Upon review, the Court concluded that the Acting Secretary’s decision to rescind DACA was arbitrary and capricious because she failed to provide any reasons for terminating the forbearance provision of DACA. The successor Secretary’s later memo could not be used to provide new post hoc rationalizations for the rescission. The sole justification for rescinding DACA was the Attorney General’s letter stating that DACA had legal flaws, premised on the availability of benefits under DACA, based on an earlier decision by the Fifth Circuit Court of Appeals striking portions of the Deferred Action for Parents of Americans and Lawful Permanent Residents (DAPA) related to benefits. The Court noted that “the Attorney General neither addressed the forbearance policy at the heart of DACA nor compelled DHS to abandon that policy.” While the Acting Secretary was not required to consider all policy alternatives to rescinding DACA — a benefits and forbearance policy — she was required to consider alternatives within the ambit of the existing policy, including the potential for a forbearance-only program. She was also required to address whether there was any legitimate reliance on the DACA Memorandum. Her failures to consider a forbearance-only alternative and to address reliance interests rendered the rescission arbitrary and capricious.

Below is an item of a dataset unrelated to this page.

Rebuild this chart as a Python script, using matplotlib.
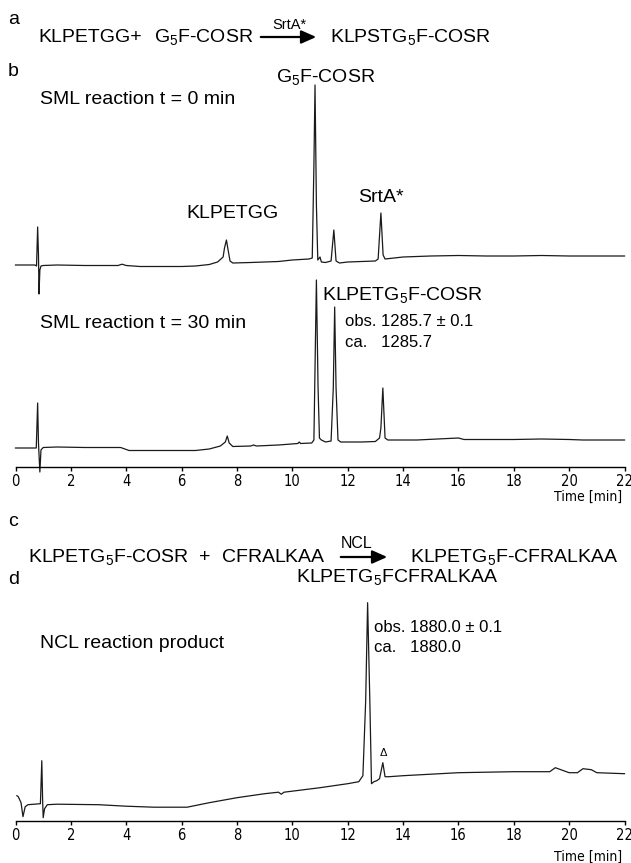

Finally, the Court rejected the plaintiffs’ equal protection claims without a majority opinion.
Chief Justice Roberts delivered the opinion of the Court, except as to Part IV, in which Justices Ginsburg, Breyer, and Kagan joined in full. Justice Sotomayor filed an opinion concurring in part, concurring in the judgment in part, and dissenting in part. Justice Thomas filed an opinion concurring in the judgment in part and dissenting in part, in which Justices Alito and Gorsuch joined. Justice Alito filed an opinion concurring in the judgment in part and dissenting in part. Justice Kavanaugh filed an opinion concurring in the judgment in part and dissenting in part.